The primary interest of the visitors was to learn how Americans work together across ethnic groups and across religions and cultures, and to see what they could bring home to help Pakistan overcome those challenges. Prior to meeting with us in Dallas, among their other stops, they had met with an Undersecretary of the State Department in Washington, DC.
Following our introductions and some discussion of why the Council members participate in the Council, one of the visiting professors said that this was the first day in his life that he has met so many people of different religions working together to face interfaith challenges.
A visiting writer/magazine editor said that interfaith work in Pakistan requires overcoming perceptions. There is a need to highlight similarities, not differences. He said that another misconception is that all religions are really the same, but that that is not true. (That contradicted what some of the Muslim Interfaith Council members had said earlier in the meeting.) That societies differ and that Pakistani society is different than American society and that each must work in its own context.

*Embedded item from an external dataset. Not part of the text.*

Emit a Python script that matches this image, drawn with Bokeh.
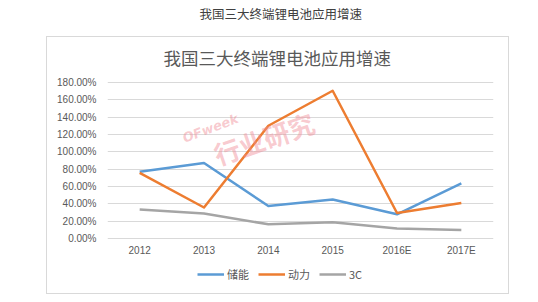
from bokeh.plotting import figure
from bokeh.models import (FactorRange, Range1d, Label, Legend, LegendItem,
                          NumeralTickFormatter, FixedTicker, InlineStyleSheet)
from bokeh.embed import file_html
from bokeh.resources import INLINE

# ---- data ----
years = ["2012", "2013", "2014", "2015", "2016E", "2017E"]
storage = [0.77, 0.87, 0.376, 0.45, 0.28, 0.635]      # 储能
power = [0.757, 0.358, 1.30, 1.703, 0.295, 0.41]      # 动力
consumer = [0.335, 0.288, 0.165, 0.188, 0.115, 0.10]  # 3C
series_names = ["储能", "动力", "3C"]
y_ticks = [0, 0.2, 0.4, 0.6, 0.8, 1.0, 1.2, 1.4, 1.6, 1.8]
outer_title = "我国三大终端锂电池应用增速"
inner_title = "我国三大终端锂电池应用增速"

COLORS = ["#5b9bd5", "#ed7d31", "#a5a5a5"]
NUM_FONT = "Liberation Sans"
CJK_FONT = "Noto Sans CJK SC"

box_css = InlineStyleSheet(css="""
:host { position: relative; }
:host::after {
  content: ""; position: absolute; left: 46px; top: 36px;
  width: 461px; height: 256px; border: 1px solid #d9d9d9;
  pointer-events: none; box-sizing: content-box;
}
""")

# frame spans y 0..284 px (titles and legend live inside it); 0% sits at ~238 px
p = figure(width=538, height=302, output_backend="svg", toolbar_location=None,
           x_range=FactorRange(*years, range_padding=0),
           y_range=Range1d(-0.529, 2.743),
           min_border_left=107, min_border_right=45,
           min_border_top=0, min_border_bottom=18,
           title=None, stylesheets=[box_css])
p.x_range.factor_padding = 0
p.background_fill_color = "white"
p.border_fill_color = "white"
p.outline_line_color = None

# grid
p.xgrid.grid_line_color = None
p.ygrid.grid_line_color = "#d9d9d9"
p.ygrid.grid_line_width = 1

# axes
p.yaxis.ticker = FixedTicker(ticks=y_ticks)
p.yaxis.formatter = NumeralTickFormatter(format="0.00%")
for ax in (p.xaxis[0], p.yaxis[0]):
    ax.axis_line_color = None
    ax.major_tick_line_color = None
    ax.minor_tick_line_color = None
    ax.major_tick_out = 0
    ax.major_tick_in = 0
    ax.minor_tick_out = 0
    ax.major_label_text_font = NUM_FONT
    ax.major_label_text_font_size = "10px"
    ax.major_label_text_color = "#595959"
p.yaxis.major_label_standoff = 11
p.xaxis.major_label_standoff = 6
p.xaxis.fixed_location = 0

# lines
renderers = []
for vals, col in zip([storage, power, consumer], COLORS):
    r = p.line(years, vals, line_color=col, line_width=2.5, line_join="round")
    renderers.append(r)

# legend
legend = Legend(items=[LegendItem(label=n, renderers=[r]) for n, r in zip(series_names, renderers)],
                orientation="horizontal", location=(90, 2),
                glyph_width=27, glyph_height=14, label_standoff=3, spacing=9,
                padding=0, margin=0, border_line_color=None,
                background_fill_alpha=0,
                label_text_font=CJK_FONT, label_text_font_size="11px",
                label_text_color="#595959", label_height=14)
p.add_layout(legend)

# titles
p.add_layout(Label(x=1.43, y=2.597, text=outer_title, text_font=CJK_FONT,
                   text_font_size="12.5px", text_color="#404040",
                   text_align="left", text_baseline="middle"))
p.add_layout(Label(x=0.87, y=2.09, text=inner_title, text_font=CJK_FONT,
                   text_font_size="17.5px", text_color="#595959",
                   text_align="left", text_baseline="middle"))

# watermark
p.add_layout(Label(x=2.43, y=1.16, text="行业研究", text_font=CJK_FONT,
                   text_font_size="26px", text_color="#f08a94", text_alpha=0.45,
                   angle=0.33, text_align="center", text_baseline="middle",
                   text_font_style="bold"))
p.add_layout(Label(x=1.60, y=1.27, text="OFweek", text_font="DejaVu Sans",
                   text_font_size="13px", text_color="#f08a94", text_alpha=0.45,
                   angle=0.36, text_align="center", text_baseline="middle",
                   text_font_style="bold italic"))

open("out.html", "w").write(file_html(p, INLINE))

A visiting university scholar asked if it wouldn't be easier to start working on getting sects within a faith to get together than it is to try to work across faiths. The response from he Council was that no, it would not be easier. It is my opinion that it is also not as important to work within a faith as it is to work across faiths, but we did not have time for me to bring up that thought.
A Jewish member of the Council mentioned the Talmudic statement that "You are not obligated to complete the task, but neither are you free to abandon it."
A visiting professor said that "We see the differences between the people of America and the government of America, but people elsewhere don't understand that. How do you persuade others that there is a difference between the people and the government?"
An Imam on the Council explained that in America the president and the government are not involved in promoting religion nor any particular religion. That people are free to say whatever the want. That we don't all agree on what people say and sometimes almost everyone disagrees, but people are still free to say what they want. That is something that the visitors can help people back home understand.
A Muslim member of the Council showed a copy of the new book, Three Testaments, and talked about how remarkable it is that the texts of the three major Abrahamic religions were published together, between the same covers and that this is a sign of the progress that we continue to make.
And then their schedule demanded that they move on.